E como não aprendemos nada do que a vida nos ensina, logo após o velho sinistro surge uma criança gorducha, sorrindo de alguma coisa que não se percebe, em vez da fralda necessária uma faixa igualmente necessária, anunciando o ano que entra -e tudo leva a crer que vai entrar bem mesmo.


Nunca vi no céu essa mudança de guarda, uma lenda que era comum na minha infância. Se visse, ficaria espantado, em tão pouco tempo a criança gorducha se transformar no velho imprestável que ruma para o nada com suas desditas e escombros.

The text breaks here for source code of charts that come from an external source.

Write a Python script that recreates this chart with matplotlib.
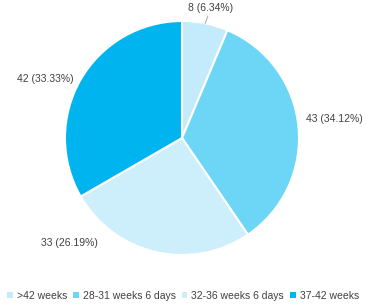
import math
import numpy as np
import matplotlib.pyplot as plt
from matplotlib.patches import Patch

plt.rcParams['font.family'] = ['Liberation Sans', 'DejaVu Sans']

categories = ['>42 weeks', '28-31 weeks 6 days', '32-36 weeks 6 days', '37-42 weeks']
counts = [8, 43, 33, 42]
colors = ['#c3ebfb', '#6dd5f5', '#cdeffc', '#00b4ef']

# label placement (pie data units) and alignment
label_pos = [(0.24, 1.11), (1.06, 0.16), (-0.72, -0.90), (-0.93, 0.50)]
label_ha = ['center', 'left', 'right', 'right']

text_color = '#404040'

fig = plt.figure(figsize=(3.66, 3.08), dpi=100)
ax = fig.add_axes([(182 - 117) / 366, (308 - 138 - 117) / 308, 234 / 366, 234 / 308])

wedges, _ = ax.pie(counts, colors=colors, startangle=90, counterclock=False,
                   radius=1, wedgeprops=dict(edgecolor='white', linewidth=1.5))
ax.set_xlim(-1, 1)
ax.set_ylim(-1, 1)
ax.set_aspect('equal')
ax.axis('off')

total = sum(counts)
for w, n, (x, y), ha in zip(wedges, counts, label_pos, label_ha):
    pct = math.floor(n / total * 10000) / 100
    txt = f'{n} ({pct:.2f}%)'
    ax.text(x, y, txt, ha=ha, va='center', fontsize=7.5, color=text_color,
            clip_on=False)

# leader line for the small slice
w = wedges[0]
mid = np.deg2rad((w.theta1 + w.theta2) / 2)
ax.plot([np.cos(mid), 1.06 * np.cos(mid) + 0.01], [np.sin(mid), 1.06 * np.sin(mid)],
        color='#a6a6a6', lw=0.7, clip_on=False)

handles = [Patch(facecolor=c, edgecolor='none') for c in colors]
fig.legend(handles, categories, loc='center', bbox_to_anchor=(0.5, 12 / 308),
           ncol=4, frameon=False, fontsize=7.5, handlelength=0.55, handleheight=0.55,
           handletextpad=0.4, columnspacing=0.55, labelcolor=text_color,
           borderaxespad=0, borderpad=0)

fig.savefig('out.png', dpi=100)
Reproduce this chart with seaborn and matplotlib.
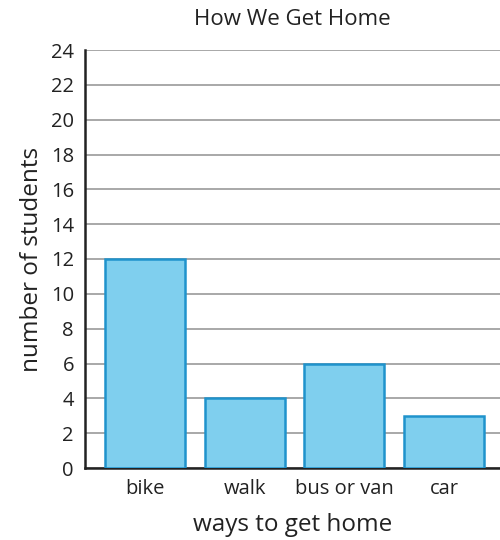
import pandas as pd
import seaborn as sns
import matplotlib.pyplot as plt

ways = ["bike", "walk", "bus or van", "car"]
students = [12, 4, 6, 3]
y_ticks = list(range(0, 25, 2))

sns.set_theme(style="white")
plt.rcParams['font.family'] = ['Open Sans', 'DejaVu Sans']

df = pd.DataFrame({"way": ways, "count": students})

fig = plt.figure(figsize=(5.0, 5.4), dpi=100)
ax = fig.add_axes([85 / 500, 72 / 540, 415 / 500, 418 / 540])

sns.barplot(data=df, x="way", y="count", color="#7fcfee", edgecolor="#1f93cc",
            linewidth=1.8, width=0.8, saturation=1, ax=ax, zorder=3)

ax.set_ylim(0, 24)
ax.set_xlim(-0.6, 3.56)
ax.set_yticks(y_ticks)
ax.yaxis.grid(True, color="#999999", linewidth=1.2, zorder=0)
ax.set_axisbelow(True)
ax.tick_params(axis="both", length=0, labelsize=14.5, colors="#222222")
ax.tick_params(axis="x", pad=8)
ax.tick_params(axis="y", pad=8)

for s in ["top", "right"]:
    ax.spines[s].set_visible(False)
for s in ["left", "bottom"]:
    ax.spines[s].set_color("#222222")
    ax.spines[s].set_linewidth(1.8)

ax.set_xlabel("ways to get home", fontsize=17.5, color="#222222", labelpad=10)
ax.set_ylabel("number of students", fontsize=17.5, color="#222222", labelpad=5)
ax.set_title("How We Get Home", fontsize=16, color="#222222", pad=18)

fig.savefig("out.png", dpi=100)
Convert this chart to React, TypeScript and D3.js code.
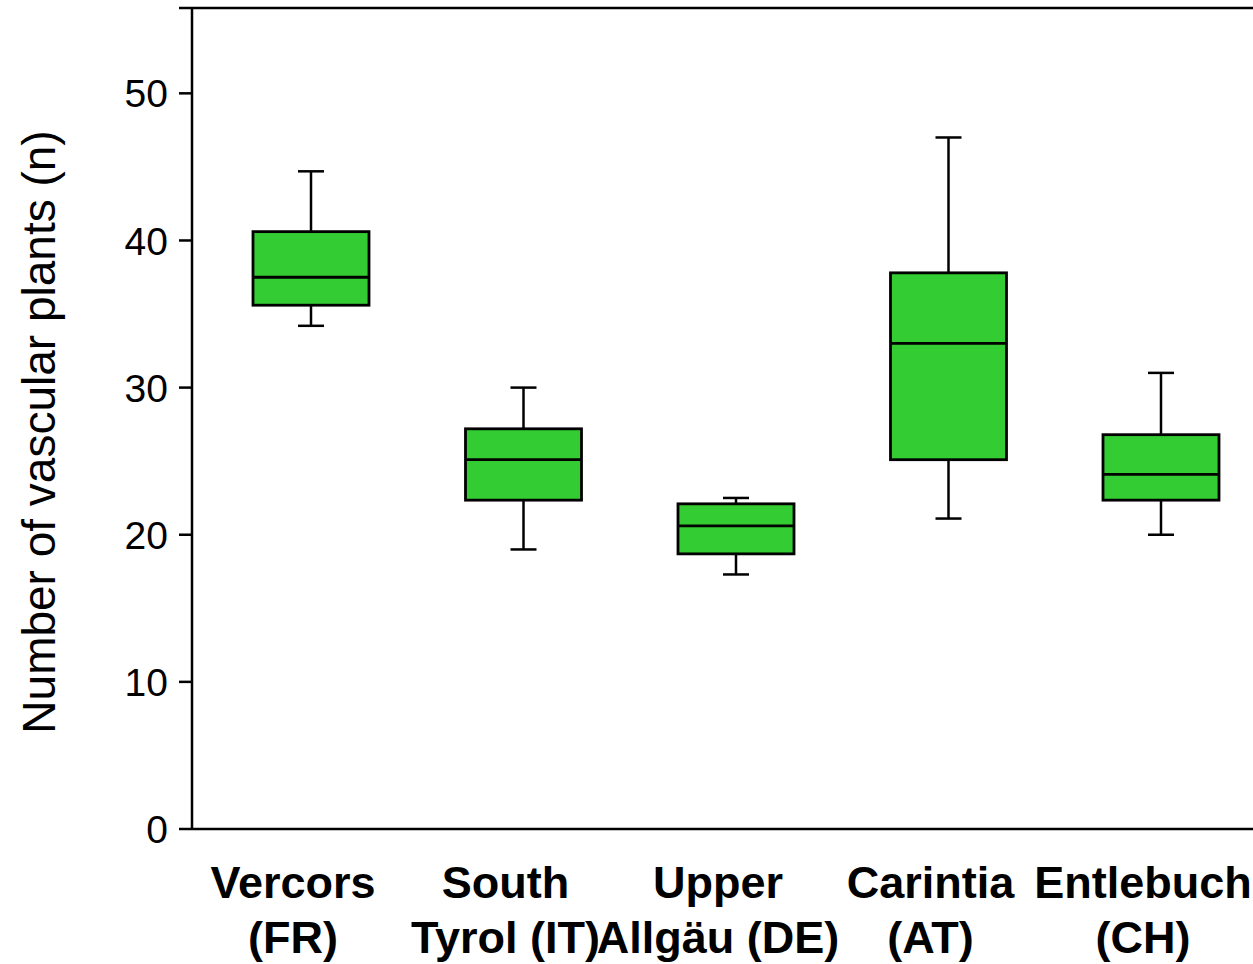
import React from "react";
import * as d3 from "d3";

const categories = ["Vercors|(FR)", "South|Tyrol (IT)", "Upper|Allgäu (DE)", "Carintia|(AT)", "Entlebuch|(CH)"];
const whiskerLow = [34.2, 19.0, 17.3, 21.1, 20.0];
const q1 = [35.6, 22.35, 18.7, 25.1, 22.35];
const median = [37.5, 25.1, 20.6, 33.0, 24.1];
const q3 = [40.6, 27.2, 22.1, 37.8, 26.8];
const whiskerHigh = [44.7, 30.0, 22.5, 47.0, 31.0];
const yTicks = [0, 10, 20, 30, 40, 50];
const yTitle = "Number of vascular plants (n)";

const W = 1253, H = 964;
const left = 192, right = 1253, top = 8, bottom = 829;

export default function App() {
  const y = d3.scaleLinear().domain([0, 55.8]).range([bottom, top]);
  const x = d3.scalePoint<string>().domain(categories).range([311, 1161]);
  const boxW = 116, capW = 26;
  const font = "Arial, 'Liberation Sans', Helvetica, sans-serif";

  return (
    <svg width={W} height={H} style={{ position: "absolute", left: 0, top: 0, background: "#fff" }}>
      <line x1={left} x2={right} y1={top} y2={top} stroke="#000" strokeWidth={2.5} />
      <line x1={left} x2={right} y1={bottom} y2={bottom} stroke="#000" strokeWidth={2.5} />
      <line x1={left} x2={left} y1={top} y2={bottom} stroke="#000" strokeWidth={2.5} />
      <line x1={left - 13} x2={left} y1={top} y2={top} stroke="#000" strokeWidth={2.5} />
      {yTicks.map((t) => (
        <g key={t}>
          <line x1={left - 13} x2={left} y1={y(t)} y2={y(t)} stroke="#000" strokeWidth={2.5} />
          <text x={168} y={y(t)} dy="0.36em" textAnchor="end" fontFamily={font} fontSize={39} fill="#000">
            {t}
          </text>
        </g>
      ))}
      <text
        transform={`translate(55, 432) rotate(-90)`}
        textAnchor="middle"
        fontFamily={font}
        fontSize={46}
        fill="#000"
      >
        {yTitle}
      </text>
      {categories.map((c, i) => {
        const cx = x(c)!;
        return (
          <g key={c}>
            <line x1={cx} x2={cx} y1={y(whiskerHigh[i])} y2={y(q3[i])} stroke="#000" strokeWidth={2.5} />
            <line x1={cx} x2={cx} y1={y(q1[i])} y2={y(whiskerLow[i])} stroke="#000" strokeWidth={2.5} />
            <line x1={cx - capW / 2} x2={cx + capW / 2} y1={y(whiskerHigh[i])} y2={y(whiskerHigh[i])} stroke="#000" strokeWidth={2.5} />
            <line x1={cx - capW / 2} x2={cx + capW / 2} y1={y(whiskerLow[i])} y2={y(whiskerLow[i])} stroke="#000" strokeWidth={2.5} />
            <rect
              x={cx - boxW / 2}
              y={y(q3[i])}
              width={boxW}
              height={y(q1[i]) - y(q3[i])}
              fill="#33cc33"
              stroke="#000"
              strokeWidth={2.8}
            />
            <line x1={cx - boxW / 2} x2={cx + boxW / 2} y1={y(median[i])} y2={y(median[i])} stroke="#000" strokeWidth={2.8} />
            {c.split("|").map((ln, k) => (
              <text
                key={k}
                x={cx - 18}
                y={898 + k * 55}
                textAnchor="middle"
                fontFamily={font}
                fontWeight="bold"
                fontSize={45}
                fill="#000"
              >
                {ln}
              </text>
            ))}
          </g>
        );
      })}
    </svg>
  );
}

Mesmo assim, todos os anos, que já são bastantes para ter aprendido alguma coisa, dou uma espiada no céu para ver se alguma coisa acontece. Aqui na Lagoa soltam fogos, que parecem os mesmos do ano anterior. Até agora, pelo menos, não apareceu nenhuma onda gigantesca que castigue nossas iniqüidades. No tempo de Noé e de sua arca, precisou chover 40 dias e 40 noites para se obter um resultado quase igual. Hoje as coisas são instantâneas e com produto final parecido.


Este ano não deu tempo. Mas, alertado pela tragédia na Ásia, providenciarei uma pomba e esperarei aqui mesmo, na varanda da Lagoa. Se sobreviver, soltarei a pomba e esperarei que ela traga o ramo de oliveira anunciando que as águas baixaram. E é tempo de tentar uma aliança com Deus e com nós mesmos.